Press remaining mix into a 3” tall, buttered 9” springform pan, up sides and across bottom. Put into the fridge while making the filling. Set aside the reserved crust.
The Filling
4 eggs, large
1 C sugar
3 C Old fashioned, small curd cottage cheese, drained
1 C cream
¼ C flour
1½ Tb lemon juice
1/8 tea salt
2 tea freshly grated lemon zest.
Drain cottage cheese in sieve. Preheat conventional oven to 350.
Beat eggs briefly in mixer then add all ingredients in succession except zest. Put the mixture through a food mill with the fine blade inserted. Add zest and stir through. Spoon gently into prepared springform pan. Sprinkle reserved crust mix over the top.
Put into the oven and bake for about 1 hour. (It will still be slightly loose in the center.) Turn off the oven, crack open the door and allow to cool slowly for 1 hour. Remove from oven and allow to cool to room temp.
Serves 10.
* Zwiebach was a teething biscuit - a yeasted dough biscotti essentially - once made by Nabisco. Lightly sweet. The best substitute is said to be Brandt Zwiebach, though it is recommended you add more cinnamon and nutmeg. It’s available at some groceries and on line.
This cheesecake can be frozen. Chill in the fridge uncovered then freeze uncovered before wrapping and storing. Thaw uncovered in the refrigerator for a day before serving.

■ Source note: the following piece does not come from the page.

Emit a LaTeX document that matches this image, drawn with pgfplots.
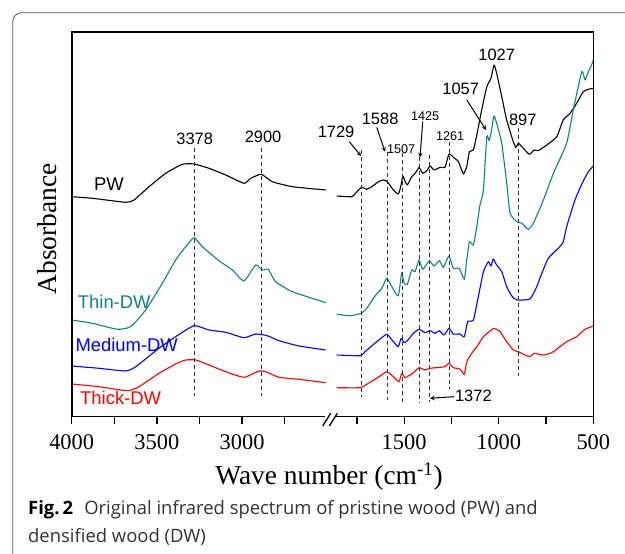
\documentclass[border=0pt]{standalone}
\usepackage{fontspec}
\setmainfont{Liberation Serif}
\newfontfamily\arial{Liberation Sans}
\newfontfamily\capfont{Open Sans}
\usepackage{pgfplots}
\pgfplotsset{compat=1.18}

\definecolor{thincol}{RGB}{20,128,128}
\definecolor{medcol}{RGB}{0,0,255}
\definecolor{thickcol}{RGB}{255,0,0}

\pgfplotsset{
  spec/.style={
    scale only axis, height=384.4bp,
    x dir=reverse, ymin=3.3, ymax=387.7,
    axis line style={draw=none}, ytick=\empty,
    tick align=outside, xtick pos=bottom,
    major tick length=7bp, minor tick length=7bp,
    every tick/.style={black, line width=1.3bp},
    xticklabel style={font=\fontsize{22.5}{24}\selectfont, yshift=-7bp},
    scaled x ticks=false,
    /pgf/number format/1000 sep={},
    /pgf/number format/assume math mode=true,
    clip=false,
  },
  every axis plot/.append style={line width=1.1bp, line join=round, smooth, tension=0.3},
}
\tikzset{
  peak/.style={font=\arial\fontsize{16.5}{17}\selectfont, inner sep=0pt},
  speak/.style={font=\arial\fontsize{12.7}{13}\selectfont, inner sep=0pt},
  vdash/.style={black!80, line width=0.9bp, dash pattern=on 4bp off 3bp},
  arr/.style={-stealth, line width=1bp},
}

\begin{document}
\begin{tikzpicture}[x=1bp,y=1bp]
\useasboundingbox (0,0) rectangle (625,554);

% left part, 4000-2500 (box 71.7..331.7 x 137.3..521.7)
\begin{axis}[spec, at={(201.7bp,329.5bp)}, anchor=center, width=260bp,
  xmin=2474, xmax=4000, xtick={4000,3500,3000}, minor xtick={3750,3250,2750}]
\addplot[black] coordinates {(4000,223.3) (3879,221.7) (3683,217.7) (3634,220) (3546,233.3) (3448,246.7) (3351,255.7) (3282,256) (3194,251.7) (3096,245) (2989,236.7) (2949,241.7) (2887,245.7) (2823,238.3) (2705,233.3) (2509,230)};
\addplot[thincol] coordinates {(4000,100) (3879,96.7) (3732,90.7) (3654,93.3) (3566,110) (3468,136.7) (3390,160) (3331,173.3) (3282,182.3) (3233,173.3) (3136,159.3) (3057,150) (2989,139) (2920,155) (2881,150) (2846,150.7) (2803,138.3) (2705,128.3) (2509,117.3)};
\addplot[medcol] coordinates {(4000,54) (3840,51.7) (3683,49) (3624,53.3) (3488,71.7) (3390,83.3) (3282,94.3) (3194,90) (3096,87.7) (2989,82.3) (2920,86) (2852,84.3) (2783,79.3) (2666,74) (2509,70)};
\addplot[thickcol] coordinates {(4000,36) (3840,33.3) (3674,29.3) (3605,33.3) (3488,46.7) (3390,56) (3331,60) (3272,60) (3194,55) (3096,48.3) (2989,42.7) (2901,49) (2861,48.3) (2783,42.7) (2666,40.7) (2509,37.3)};
\draw[vdash] (axis cs:3278,271.7) -- (axis cs:3278,24);
\draw[vdash] (axis cs:2887,271.7) -- (axis cs:2887,24);
\node[peak] at (axis cs:3278,281) {3378};
\node[peak] at (axis cs:2877,283) {2900};
\end{axis}

% right part, 1880-500 (box 331.7..593.3)
\begin{axis}[spec, at={(462.5bp,329.5bp)}, anchor=center, width=261.6bp,
  xmin=500, xmax=1883, xtick={1500,1000,500}, minor xtick={1750,1250,750}]
\addplot[black] coordinates {(1856,224) (1777,223.3) (1750,228.3) (1724,232.7) (1698,230.7) (1671,233.3) (1636,238.3) (1610,240) (1589,238.3) (1557,230) (1531,226) (1518,233.3) (1507,244) (1495,238.3) (1483,235) (1460,243.3) (1442,246.7) (1430,250) (1421,252.7) (1402,246.7) (1380,249.3) (1363,254) (1342,250) (1310,252.7) (1284,252.7) (1263,266) (1240,262.7) (1213,258.3) (1187,246) (1169,253.3) (1155,268.3) (1134,270) (1116,285) (1090,310) (1063,333.3) (1041,341.7) (1025,355) (1011,346.7) (984,323.3) (958,300) (926,280) (910,272.7) (896,276.7) (870,271.7) (838,265.7) (813,270) (791,269.3) (746,275) (693,283.3) (659,300) (623,306.7) (588,316.7) (553,328.3) (526,330.7) (500,331.7)};
\addplot[thincol] coordinates {(1856,105.7) (1786,104.3) (1728,106.7) (1698,111.7) (1654,124) (1618,131.7) (1592,141.7) (1565,133.3) (1531,124) (1513,147.3) (1500,136.7) (1483,135.7) (1460,150) (1442,148.3) (1421,160) (1402,150.7) (1367,159) (1342,154) (1314,159.3) (1293,152.7) (1263,164) (1240,151.7) (1208,151.7) (1182,140.7) (1169,160) (1155,178.3) (1134,175) (1116,193.3) (1099,215) (1081,230) (1063,283.3) (1051,279.3) (1041,286.7) (1025,304) (1011,296.7) (984,276.7) (958,237) (940,206.7) (905,198.3) (878,196.7) (844,190.7) (817,196.7) (764,220) (711,246.7) (641,276.7) (606,310) (561,348.3) (544,340) (526,348.3) (509,355) (500,360)};
\addplot[medcol] coordinates {(1856,65) (1733,64.3) (1707,68.3) (1645,78.3) (1592,85.7) (1557,78.3) (1531,73.3) (1516,81.7) (1500,77.3) (1483,79.3) (1451,86.7) (1421,90.7) (1390,87.3) (1363,89.3) (1337,86.7) (1314,89.3) (1289,85) (1263,91.7) (1240,86) (1205,86) (1182,83.3) (1164,98.3) (1134,100) (1108,123.3) (1081,148.3) (1055,158.3) (1041,154) (1029,161) (1011,155) (984,148.3) (958,133.3) (931,124) (905,120) (835,121) (799,133.3) (782,142) (738,161.7) (685,171.7) (659,178) (641,193.3) (597,220) (553,239) (526,248.3) (500,254)};
\addplot[thickcol] coordinates {(1856,32.3) (1733,32.3) (1698,35.7) (1645,41.7) (1592,48.3) (1557,43.3) (1527,38.3) (1513,46.7) (1495,42.3) (1478,44) (1451,47.3) (1421,52.3) (1390,50) (1363,51.7) (1310,52.7) (1284,53.3) (1263,56.7) (1240,52.3) (1205,51) (1182,45.7) (1169,58.3) (1143,66.7) (1116,73.3) (1081,83.3) (1050,88.3) (1025,91.7) (993,88.3) (958,78.3) (923,70) (896,68.3) (861,65) (835,63.3) (813,66.7) (764,65) (720,67.3) (676,73.3) (641,78.3) (588,83.3) (544,90.7) (500,94)};
% marker lines
\draw[vdash] (axis cs:1728,270) -- (axis cs:1728,23.3);
\draw[vdash] (axis cs:1590,268.3) -- (axis cs:1590,20);
\draw[vdash] (axis cs:1507,266.7) -- (axis cs:1507,16.7);
\draw[vdash] (axis cs:1421,263.3) -- (axis cs:1421,17.7);
\draw[vdash] (axis cs:1365,265) -- (axis cs:1365,17.7);
\draw[vdash] (axis cs:1263,278.3) -- (axis cs:1263,30.7);
\draw[vdash] (axis cs:896,291.7) -- (axis cs:896,44);
\draw[arr] (axis cs:1790,278.3) -- (axis cs:1728,264);
\draw[arr] (axis cs:1645,292.7) -- (axis cs:1601,268.3);
\draw[arr] (axis cs:1402,298.3) -- (axis cs:1416,262.7);
\draw[arr] (axis cs:1169,320) -- (axis cs:1067,290);
\draw[arr] (axis cs:1236,23.3) -- (axis cs:1363,21.7);
\node[peak] at (axis cs:1860,288) {1729};
\node[peak] at (axis cs:1627,301) {1588};
\node[speak] at (axis cs:1516,270.7) {1507};
\node[speak] at (axis cs:1389,304.3) {1425};
\node[speak] at (axis cs:1257,284.3) {1261};
\node[peak] at (axis cs:1201,331) {1057};
\node[peak] at (axis cs:1011,365) {1027};
\node[peak] at (axis cs:873,300) {897};
\node[peak] at (axis cs:1134,24) {1372};
\end{axis}

% frame and axis break
\draw[line width=1.6bp] (71.7,137.3) rectangle (593.3,521.7);
\fill[white] (325,133) rectangle (336,141.5);
\draw[line width=1.3bp] (322.7,128) -- (330.7,140.7);
\draw[line width=1.3bp] (329.3,128) -- (337.3,140.7);

% axis titles and series names
\node[rotate=90, font=\fontsize{27.5}{28}\selectfont] at (46.7,325) {Absorbance};
\node[font=\fontsize{27.5}{28}\selectfont] at (329,77) {Wave number (cm\textsuperscript{-1})};
\node[anchor=west, inner sep=0pt, font=\arial\fontsize{18.5}{19}\selectfont] at (94,370) {PW};
\node[anchor=west, inner sep=0pt, font=\arial\fontsize{18.5}{19}\selectfont, text=thincol] at (77.7,252.3) {Thin-DW};
\node[anchor=west, inner sep=0pt, font=\arial\fontsize{18.5}{19}\selectfont, text=medcol] at (75.3,209) {Medium-DW};
\node[anchor=west, inner sep=0pt, font=\arial\fontsize{18.5}{19}\selectfont, text=thickcol] at (80,155.7) {Thick-DW};

% caption and page frame
\node[anchor=west, inner sep=0pt, font=\capfont\fontsize{18.5}{19}\selectfont, text=black!80] at (28,44.7)
  {\textbf{\color{black}Fig.\,2}\hspace{0.6em}Original infrared spectrum of pristine wood (PW) and};
\node[anchor=west, inner sep=0pt, font=\capfont\fontsize{18.5}{19}\selectfont, text=black!80] at (28,17.3)
  {densified wood (DW)};
\draw[black!65, line width=0.8bp] (625,541.3) -- (21.7,541.3) arc[start angle=90, end angle=180, radius=9] -- (12.7,0);
\end{tikzpicture}
\end{document}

I’ve never frozen one so I can’t tell you how long it will keep. This cheesecake always get devoured! However, it should last at least a month frozen as there is little to evaporate. Make sure you wrap it air-tight to avoid the freezer affecting the flavor.
And when you devour it, enjoy the beautiful, rich subtlety of my mother’s cheesecake - the gift of nature and nurture.